# INSTRUCTIONS TO FOLLOW
Retype the run of lines that opens with the line containing "Emit a Python" and closes with the line containing "label=lab, solid_capstyle='round')", exactly and inclusively, but skip the pictures.

# SUPPLIED MATERIAL

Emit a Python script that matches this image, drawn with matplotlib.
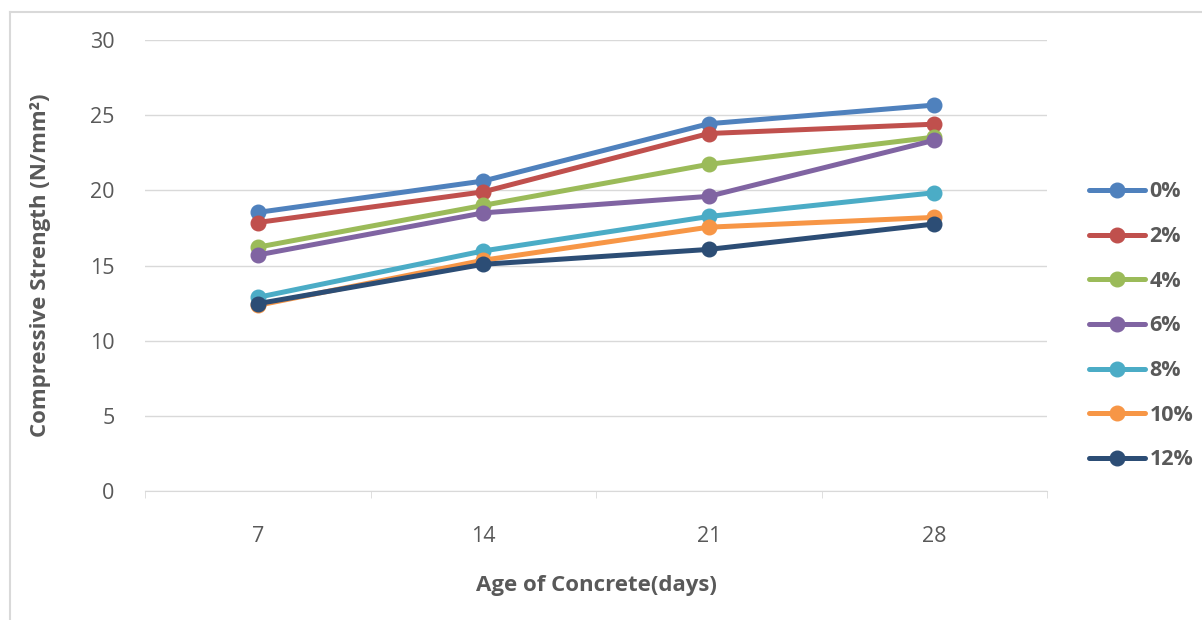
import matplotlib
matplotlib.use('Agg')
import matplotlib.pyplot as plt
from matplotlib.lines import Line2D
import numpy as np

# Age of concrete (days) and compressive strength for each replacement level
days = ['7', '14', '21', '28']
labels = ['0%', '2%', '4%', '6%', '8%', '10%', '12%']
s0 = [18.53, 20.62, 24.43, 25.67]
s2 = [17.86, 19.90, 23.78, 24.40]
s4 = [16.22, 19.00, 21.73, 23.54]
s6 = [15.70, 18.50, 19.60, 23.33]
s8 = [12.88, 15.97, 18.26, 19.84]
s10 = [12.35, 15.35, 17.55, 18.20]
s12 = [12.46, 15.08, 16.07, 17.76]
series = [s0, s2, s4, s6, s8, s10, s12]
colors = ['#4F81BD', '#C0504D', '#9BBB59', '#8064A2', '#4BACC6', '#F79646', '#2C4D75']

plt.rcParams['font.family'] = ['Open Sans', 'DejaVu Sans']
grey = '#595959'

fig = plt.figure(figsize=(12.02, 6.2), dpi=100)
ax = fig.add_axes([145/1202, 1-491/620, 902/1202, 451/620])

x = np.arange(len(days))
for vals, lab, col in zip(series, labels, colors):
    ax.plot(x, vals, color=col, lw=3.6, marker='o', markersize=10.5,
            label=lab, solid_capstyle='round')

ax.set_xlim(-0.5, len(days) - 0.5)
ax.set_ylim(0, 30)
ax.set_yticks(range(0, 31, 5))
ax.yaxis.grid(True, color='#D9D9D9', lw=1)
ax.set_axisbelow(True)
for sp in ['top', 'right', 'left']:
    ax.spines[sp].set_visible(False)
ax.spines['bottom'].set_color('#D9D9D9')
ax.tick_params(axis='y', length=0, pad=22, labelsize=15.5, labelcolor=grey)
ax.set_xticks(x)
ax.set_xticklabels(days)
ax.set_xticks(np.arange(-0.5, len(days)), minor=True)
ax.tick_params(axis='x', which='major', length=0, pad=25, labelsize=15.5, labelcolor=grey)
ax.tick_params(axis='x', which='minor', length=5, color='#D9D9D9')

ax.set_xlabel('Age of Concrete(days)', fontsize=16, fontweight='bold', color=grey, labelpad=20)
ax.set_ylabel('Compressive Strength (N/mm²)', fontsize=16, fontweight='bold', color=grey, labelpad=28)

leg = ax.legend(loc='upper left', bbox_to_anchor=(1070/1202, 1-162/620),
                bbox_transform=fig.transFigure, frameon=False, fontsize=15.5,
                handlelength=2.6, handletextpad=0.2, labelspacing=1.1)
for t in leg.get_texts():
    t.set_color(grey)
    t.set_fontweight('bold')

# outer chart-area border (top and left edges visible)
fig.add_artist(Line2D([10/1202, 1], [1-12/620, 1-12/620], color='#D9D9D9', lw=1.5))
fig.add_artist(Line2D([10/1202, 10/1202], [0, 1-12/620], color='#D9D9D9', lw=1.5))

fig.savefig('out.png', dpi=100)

---

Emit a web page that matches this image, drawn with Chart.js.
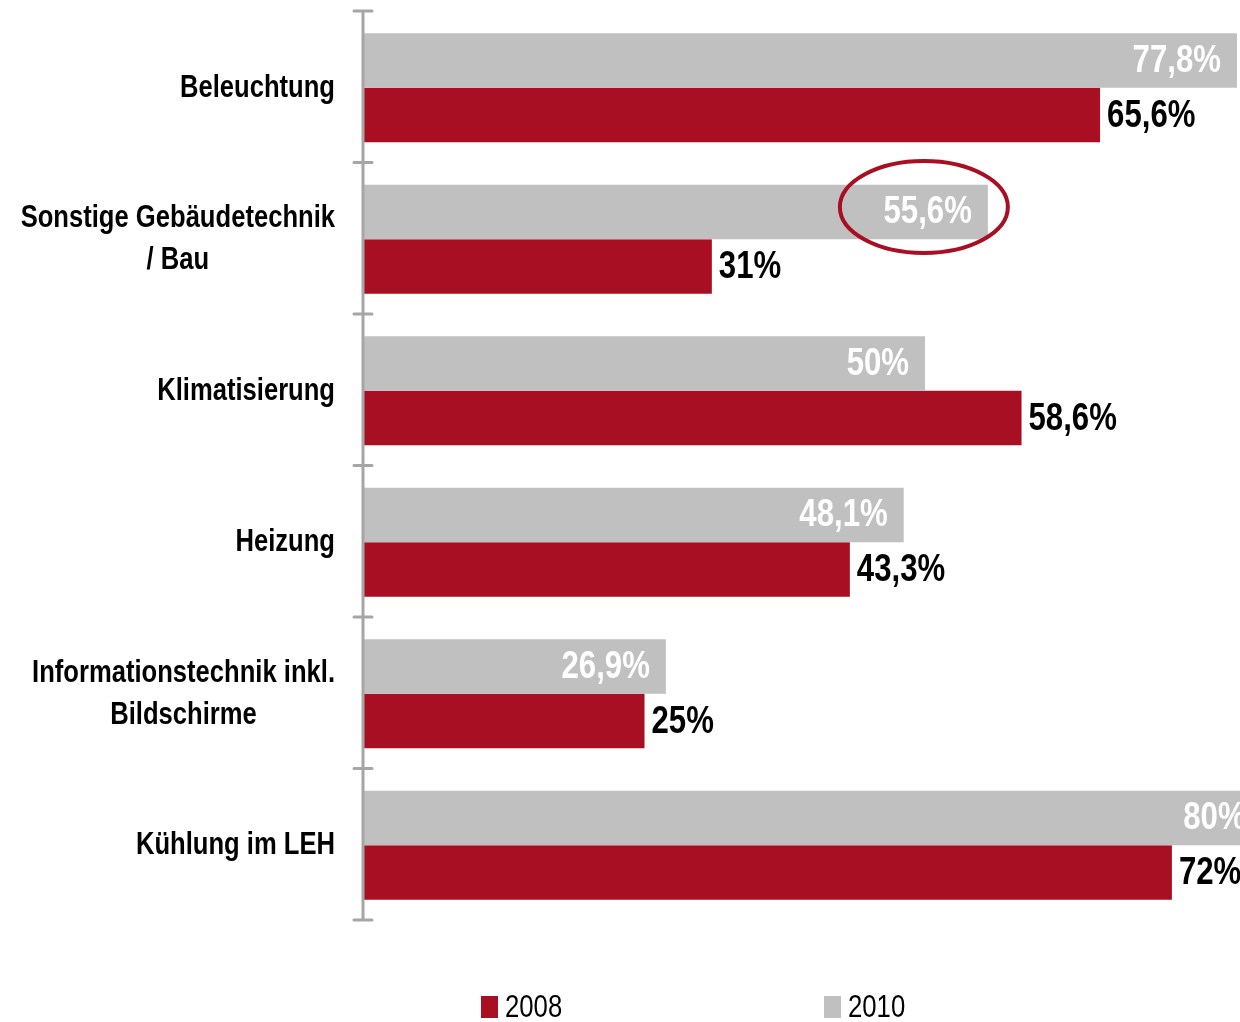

# THE ANSWER
Emit a Python script that matches this image, drawn with matplotlib.
import matplotlib
matplotlib.use('Agg')
import matplotlib.pyplot as plt
from matplotlib.lines import Line2D
import numpy as np

# Age of concrete (days) and compressive strength for each replacement level
days = ['7', '14', '21', '28']
labels = ['0%', '2%', '4%', '6%', '8%', '10%', '12%']
s0 = [18.53, 20.62, 24.43, 25.67]
s2 = [17.86, 19.90, 23.78, 24.40]
s4 = [16.22, 19.00, 21.73, 23.54]
s6 = [15.70, 18.50, 19.60, 23.33]
s8 = [12.88, 15.97, 18.26, 19.84]
s10 = [12.35, 15.35, 17.55, 18.20]
s12 = [12.46, 15.08, 16.07, 17.76]
series = [s0, s2, s4, s6, s8, s10, s12]
colors = ['#4F81BD', '#C0504D', '#9BBB59', '#8064A2', '#4BACC6', '#F79646', '#2C4D75']

plt.rcParams['font.family'] = ['Open Sans', 'DejaVu Sans']
grey = '#595959'

fig = plt.figure(figsize=(12.02, 6.2), dpi=100)
ax = fig.add_axes([145/1202, 1-491/620, 902/1202, 451/620])

x = np.arange(len(days))
for vals, lab, col in zip(series, labels, colors):
    ax.plot(x, vals, color=col, lw=3.6, marker='o', markersize=10.5,
            label=lab, solid_capstyle='round')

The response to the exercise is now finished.